» **Listed records**:
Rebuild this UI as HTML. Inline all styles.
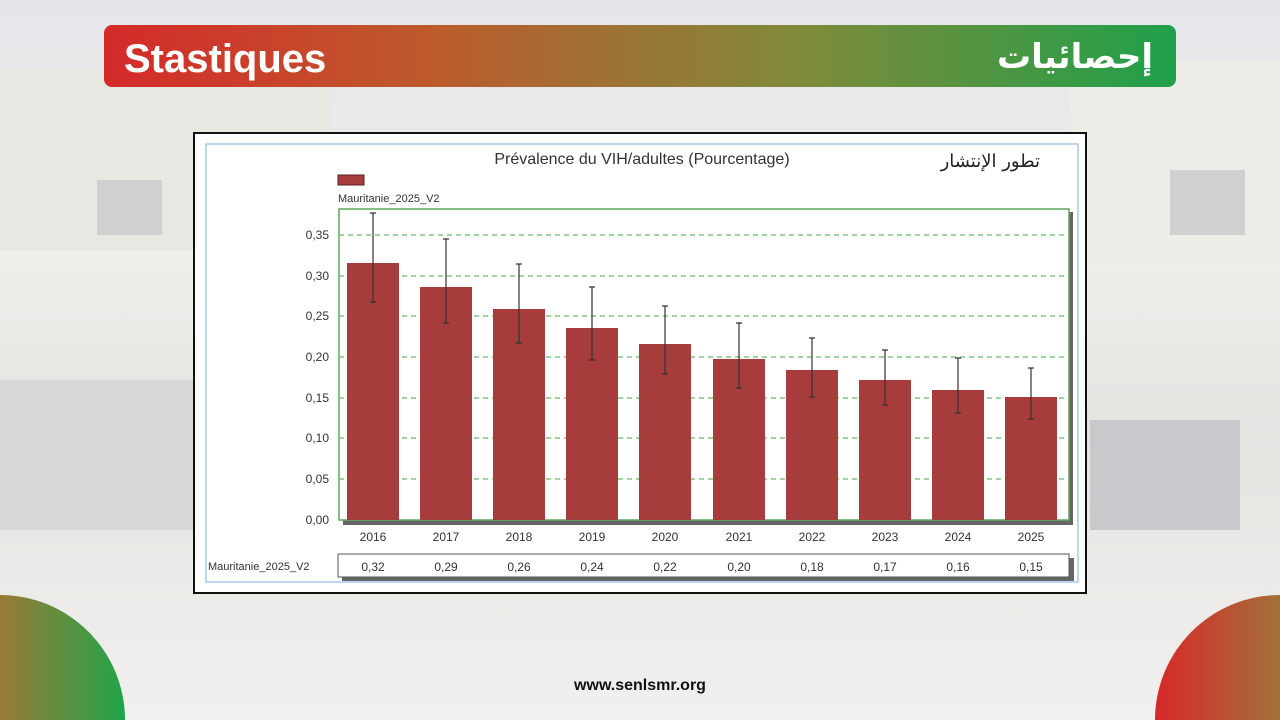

--

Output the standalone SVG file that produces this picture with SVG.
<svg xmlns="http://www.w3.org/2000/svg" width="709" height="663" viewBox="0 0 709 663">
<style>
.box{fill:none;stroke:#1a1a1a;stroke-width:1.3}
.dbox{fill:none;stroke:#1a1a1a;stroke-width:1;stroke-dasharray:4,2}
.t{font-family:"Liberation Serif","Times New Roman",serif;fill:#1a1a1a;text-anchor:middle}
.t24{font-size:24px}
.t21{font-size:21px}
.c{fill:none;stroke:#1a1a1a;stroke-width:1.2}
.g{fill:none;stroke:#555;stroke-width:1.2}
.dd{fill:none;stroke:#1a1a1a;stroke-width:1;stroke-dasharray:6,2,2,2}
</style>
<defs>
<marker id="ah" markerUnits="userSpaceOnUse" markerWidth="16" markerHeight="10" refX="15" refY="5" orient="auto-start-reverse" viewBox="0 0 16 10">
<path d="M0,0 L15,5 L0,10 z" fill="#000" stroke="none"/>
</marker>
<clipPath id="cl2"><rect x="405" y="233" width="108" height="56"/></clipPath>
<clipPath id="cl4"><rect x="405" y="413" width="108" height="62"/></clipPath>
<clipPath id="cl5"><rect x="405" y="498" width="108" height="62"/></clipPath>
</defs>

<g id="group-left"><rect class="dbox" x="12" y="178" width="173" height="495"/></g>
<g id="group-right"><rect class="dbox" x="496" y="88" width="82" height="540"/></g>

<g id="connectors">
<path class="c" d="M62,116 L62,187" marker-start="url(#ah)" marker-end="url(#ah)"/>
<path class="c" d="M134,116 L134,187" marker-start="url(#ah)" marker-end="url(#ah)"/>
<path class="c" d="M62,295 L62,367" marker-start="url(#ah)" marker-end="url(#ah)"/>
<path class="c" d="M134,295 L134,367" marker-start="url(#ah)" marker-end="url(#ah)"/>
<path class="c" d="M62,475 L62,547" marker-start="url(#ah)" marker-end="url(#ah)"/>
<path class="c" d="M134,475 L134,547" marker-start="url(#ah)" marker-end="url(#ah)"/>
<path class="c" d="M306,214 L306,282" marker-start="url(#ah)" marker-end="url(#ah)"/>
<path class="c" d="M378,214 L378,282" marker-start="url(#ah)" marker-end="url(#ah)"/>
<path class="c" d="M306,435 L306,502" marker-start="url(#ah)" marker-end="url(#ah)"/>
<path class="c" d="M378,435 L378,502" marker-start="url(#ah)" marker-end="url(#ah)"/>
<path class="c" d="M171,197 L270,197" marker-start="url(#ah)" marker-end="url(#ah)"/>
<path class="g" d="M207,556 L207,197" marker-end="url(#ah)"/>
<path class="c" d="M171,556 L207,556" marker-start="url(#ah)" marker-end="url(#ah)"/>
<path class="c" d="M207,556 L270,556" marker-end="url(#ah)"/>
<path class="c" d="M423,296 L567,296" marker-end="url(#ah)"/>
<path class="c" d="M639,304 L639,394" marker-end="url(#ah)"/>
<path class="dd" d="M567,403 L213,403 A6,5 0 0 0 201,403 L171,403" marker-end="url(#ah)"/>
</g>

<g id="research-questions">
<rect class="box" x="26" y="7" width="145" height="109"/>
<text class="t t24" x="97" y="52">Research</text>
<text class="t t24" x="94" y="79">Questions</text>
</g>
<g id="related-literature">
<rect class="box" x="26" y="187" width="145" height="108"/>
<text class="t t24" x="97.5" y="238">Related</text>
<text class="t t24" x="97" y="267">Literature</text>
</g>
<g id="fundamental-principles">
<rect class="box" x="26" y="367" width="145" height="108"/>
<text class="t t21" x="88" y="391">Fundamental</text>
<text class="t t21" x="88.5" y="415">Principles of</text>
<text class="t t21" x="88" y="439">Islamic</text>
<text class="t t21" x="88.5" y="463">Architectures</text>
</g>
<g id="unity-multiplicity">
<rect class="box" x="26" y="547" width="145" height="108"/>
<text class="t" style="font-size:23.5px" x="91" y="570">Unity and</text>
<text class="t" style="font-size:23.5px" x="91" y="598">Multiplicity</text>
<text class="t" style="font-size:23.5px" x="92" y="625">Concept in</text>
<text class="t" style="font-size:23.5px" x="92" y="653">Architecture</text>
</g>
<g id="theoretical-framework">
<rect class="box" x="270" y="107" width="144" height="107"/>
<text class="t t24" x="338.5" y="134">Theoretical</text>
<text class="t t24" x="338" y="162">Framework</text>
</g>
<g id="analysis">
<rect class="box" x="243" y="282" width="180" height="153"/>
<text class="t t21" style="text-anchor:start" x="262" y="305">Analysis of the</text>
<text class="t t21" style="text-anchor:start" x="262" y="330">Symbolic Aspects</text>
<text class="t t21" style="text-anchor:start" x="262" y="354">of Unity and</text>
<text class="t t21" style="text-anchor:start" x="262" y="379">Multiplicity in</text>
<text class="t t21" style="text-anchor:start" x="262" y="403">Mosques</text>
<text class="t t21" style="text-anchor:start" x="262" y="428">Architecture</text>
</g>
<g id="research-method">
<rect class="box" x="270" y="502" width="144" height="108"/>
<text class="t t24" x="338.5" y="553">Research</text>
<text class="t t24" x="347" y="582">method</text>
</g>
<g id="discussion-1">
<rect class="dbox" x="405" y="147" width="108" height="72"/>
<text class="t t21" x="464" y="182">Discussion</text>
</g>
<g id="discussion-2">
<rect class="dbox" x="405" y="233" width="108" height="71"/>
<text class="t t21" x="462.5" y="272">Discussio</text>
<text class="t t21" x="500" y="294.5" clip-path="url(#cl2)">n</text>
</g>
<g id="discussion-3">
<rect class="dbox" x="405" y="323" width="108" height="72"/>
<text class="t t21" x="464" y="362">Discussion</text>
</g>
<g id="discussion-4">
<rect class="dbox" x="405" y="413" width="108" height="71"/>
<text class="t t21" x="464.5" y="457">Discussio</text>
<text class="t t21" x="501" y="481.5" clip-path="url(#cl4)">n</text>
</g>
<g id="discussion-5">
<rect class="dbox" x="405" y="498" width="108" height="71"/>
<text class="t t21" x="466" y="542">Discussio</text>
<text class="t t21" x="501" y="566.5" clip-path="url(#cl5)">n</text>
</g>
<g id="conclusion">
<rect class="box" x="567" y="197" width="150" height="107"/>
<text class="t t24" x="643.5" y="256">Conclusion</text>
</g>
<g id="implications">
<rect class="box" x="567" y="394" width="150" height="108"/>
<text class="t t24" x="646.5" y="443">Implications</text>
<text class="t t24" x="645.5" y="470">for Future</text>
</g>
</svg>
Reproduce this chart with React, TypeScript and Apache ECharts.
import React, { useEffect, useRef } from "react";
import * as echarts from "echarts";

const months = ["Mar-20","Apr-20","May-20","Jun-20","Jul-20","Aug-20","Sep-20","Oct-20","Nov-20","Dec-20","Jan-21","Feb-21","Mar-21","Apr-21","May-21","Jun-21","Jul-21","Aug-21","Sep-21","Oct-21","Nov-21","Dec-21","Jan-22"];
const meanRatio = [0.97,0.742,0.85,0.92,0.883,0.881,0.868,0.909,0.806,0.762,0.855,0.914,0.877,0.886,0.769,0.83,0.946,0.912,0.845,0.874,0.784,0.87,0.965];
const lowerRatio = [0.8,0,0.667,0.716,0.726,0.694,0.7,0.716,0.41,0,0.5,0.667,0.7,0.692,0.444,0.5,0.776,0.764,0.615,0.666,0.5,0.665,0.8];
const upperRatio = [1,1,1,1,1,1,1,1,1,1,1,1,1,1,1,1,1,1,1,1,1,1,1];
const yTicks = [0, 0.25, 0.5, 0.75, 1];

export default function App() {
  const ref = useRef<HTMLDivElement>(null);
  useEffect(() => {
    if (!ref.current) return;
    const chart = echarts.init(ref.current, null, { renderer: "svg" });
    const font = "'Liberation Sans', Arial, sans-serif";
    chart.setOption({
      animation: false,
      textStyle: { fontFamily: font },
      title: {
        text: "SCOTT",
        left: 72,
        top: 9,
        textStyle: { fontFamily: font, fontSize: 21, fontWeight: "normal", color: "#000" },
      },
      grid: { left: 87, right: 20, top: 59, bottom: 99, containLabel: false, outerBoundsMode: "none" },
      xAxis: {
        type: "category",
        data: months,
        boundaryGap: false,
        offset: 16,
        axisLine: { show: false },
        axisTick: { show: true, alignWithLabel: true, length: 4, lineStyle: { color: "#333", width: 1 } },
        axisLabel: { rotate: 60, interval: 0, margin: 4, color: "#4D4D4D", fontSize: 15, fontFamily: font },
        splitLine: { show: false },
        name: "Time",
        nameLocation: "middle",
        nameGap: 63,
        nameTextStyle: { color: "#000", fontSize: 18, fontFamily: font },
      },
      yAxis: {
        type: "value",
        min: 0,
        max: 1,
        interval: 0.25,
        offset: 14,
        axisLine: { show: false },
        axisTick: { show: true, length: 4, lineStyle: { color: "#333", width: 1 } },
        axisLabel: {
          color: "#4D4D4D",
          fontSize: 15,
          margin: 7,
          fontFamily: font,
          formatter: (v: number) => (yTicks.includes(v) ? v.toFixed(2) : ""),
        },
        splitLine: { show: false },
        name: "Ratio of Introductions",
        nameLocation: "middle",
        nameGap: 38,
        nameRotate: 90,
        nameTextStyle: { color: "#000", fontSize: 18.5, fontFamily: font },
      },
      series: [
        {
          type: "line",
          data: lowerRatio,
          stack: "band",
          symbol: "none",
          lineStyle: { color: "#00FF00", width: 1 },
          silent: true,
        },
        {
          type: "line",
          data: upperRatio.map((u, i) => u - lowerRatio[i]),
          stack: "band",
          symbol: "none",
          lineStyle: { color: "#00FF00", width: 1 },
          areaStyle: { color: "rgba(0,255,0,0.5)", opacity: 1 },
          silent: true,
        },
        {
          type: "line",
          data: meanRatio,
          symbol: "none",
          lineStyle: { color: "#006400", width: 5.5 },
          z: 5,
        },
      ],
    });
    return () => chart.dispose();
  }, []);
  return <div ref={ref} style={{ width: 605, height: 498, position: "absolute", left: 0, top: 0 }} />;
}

...

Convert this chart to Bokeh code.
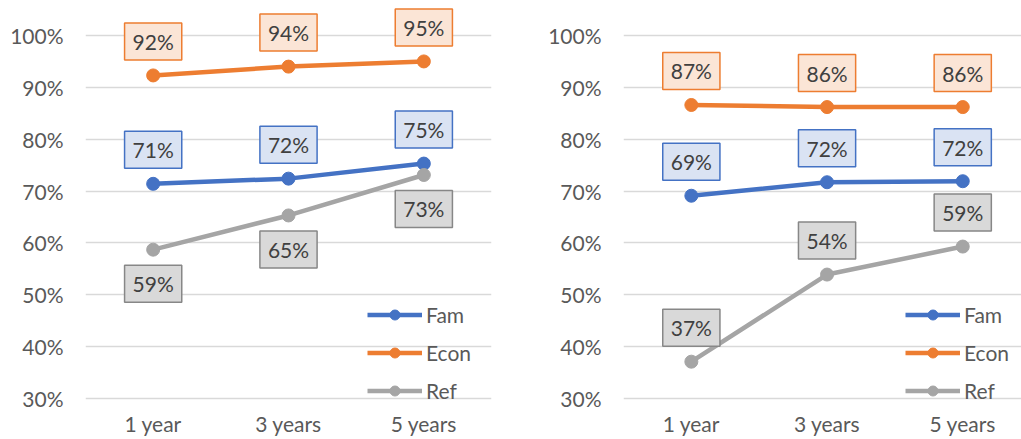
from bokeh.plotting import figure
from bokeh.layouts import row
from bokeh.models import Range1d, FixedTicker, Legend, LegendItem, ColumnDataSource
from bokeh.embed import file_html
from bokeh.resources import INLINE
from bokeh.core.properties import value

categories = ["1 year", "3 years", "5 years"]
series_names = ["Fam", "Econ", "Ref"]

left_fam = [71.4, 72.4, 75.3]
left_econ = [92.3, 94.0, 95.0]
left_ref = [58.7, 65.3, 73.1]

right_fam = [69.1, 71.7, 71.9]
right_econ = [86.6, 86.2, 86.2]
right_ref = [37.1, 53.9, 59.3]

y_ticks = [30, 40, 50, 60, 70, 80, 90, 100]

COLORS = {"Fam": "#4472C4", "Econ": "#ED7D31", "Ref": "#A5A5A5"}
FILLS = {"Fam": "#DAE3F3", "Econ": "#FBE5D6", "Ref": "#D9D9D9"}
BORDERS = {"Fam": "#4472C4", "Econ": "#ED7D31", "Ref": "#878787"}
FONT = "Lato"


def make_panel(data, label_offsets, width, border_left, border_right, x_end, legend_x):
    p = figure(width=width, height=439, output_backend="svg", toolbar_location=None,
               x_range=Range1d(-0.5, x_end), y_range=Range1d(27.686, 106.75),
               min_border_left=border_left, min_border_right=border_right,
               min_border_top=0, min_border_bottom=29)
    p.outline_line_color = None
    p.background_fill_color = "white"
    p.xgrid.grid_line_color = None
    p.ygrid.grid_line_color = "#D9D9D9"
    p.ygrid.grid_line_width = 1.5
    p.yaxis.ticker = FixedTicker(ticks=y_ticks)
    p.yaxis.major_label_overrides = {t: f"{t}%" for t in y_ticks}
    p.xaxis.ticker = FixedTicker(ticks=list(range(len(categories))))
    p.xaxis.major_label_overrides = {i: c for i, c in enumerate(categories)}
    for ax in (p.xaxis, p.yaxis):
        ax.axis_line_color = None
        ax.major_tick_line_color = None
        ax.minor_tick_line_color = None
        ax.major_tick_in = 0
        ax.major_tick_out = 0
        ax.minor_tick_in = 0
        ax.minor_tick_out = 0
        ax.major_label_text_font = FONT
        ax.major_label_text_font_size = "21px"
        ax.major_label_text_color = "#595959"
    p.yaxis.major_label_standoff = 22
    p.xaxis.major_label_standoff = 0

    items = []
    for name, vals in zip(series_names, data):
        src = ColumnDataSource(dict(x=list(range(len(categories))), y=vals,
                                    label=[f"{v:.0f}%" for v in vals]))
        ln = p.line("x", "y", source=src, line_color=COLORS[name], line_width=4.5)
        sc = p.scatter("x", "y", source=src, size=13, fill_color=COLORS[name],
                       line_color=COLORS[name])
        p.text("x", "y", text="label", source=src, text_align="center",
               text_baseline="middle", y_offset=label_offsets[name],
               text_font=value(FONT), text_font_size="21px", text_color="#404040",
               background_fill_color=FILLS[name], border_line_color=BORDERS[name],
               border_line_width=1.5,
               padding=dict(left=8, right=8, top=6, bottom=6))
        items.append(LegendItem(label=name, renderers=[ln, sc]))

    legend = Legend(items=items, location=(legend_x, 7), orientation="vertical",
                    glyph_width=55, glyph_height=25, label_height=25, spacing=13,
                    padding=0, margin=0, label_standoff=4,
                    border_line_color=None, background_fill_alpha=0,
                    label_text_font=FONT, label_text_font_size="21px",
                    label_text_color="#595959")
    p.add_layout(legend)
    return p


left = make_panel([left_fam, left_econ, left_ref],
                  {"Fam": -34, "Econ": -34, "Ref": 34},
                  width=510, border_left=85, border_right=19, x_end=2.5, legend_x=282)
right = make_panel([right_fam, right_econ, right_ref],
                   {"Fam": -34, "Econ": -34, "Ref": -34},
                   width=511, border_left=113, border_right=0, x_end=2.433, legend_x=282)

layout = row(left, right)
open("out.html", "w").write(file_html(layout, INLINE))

» **Given task**: Leave the pictures out, then copy word for word only the lines from the one containing "Convert this chart to Bokeh code." through the one containing "right_ref = [37.1, 53.9, 59.3]", both included.

» **Result of this exercise**:
Convert this chart to Bokeh code.
from bokeh.plotting import figure
from bokeh.layouts import row
from bokeh.models import Range1d, FixedTicker, Legend, LegendItem, ColumnDataSource
from bokeh.embed import file_html
from bokeh.resources import INLINE
from bokeh.core.properties import value

categories = ["1 year", "3 years", "5 years"]
series_names = ["Fam", "Econ", "Ref"]

left_fam = [71.4, 72.4, 75.3]
left_econ = [92.3, 94.0, 95.0]
left_ref = [58.7, 65.3, 73.1]

right_fam = [69.1, 71.7, 71.9]
right_econ = [86.6, 86.2, 86.2]
right_ref = [37.1, 53.9, 59.3]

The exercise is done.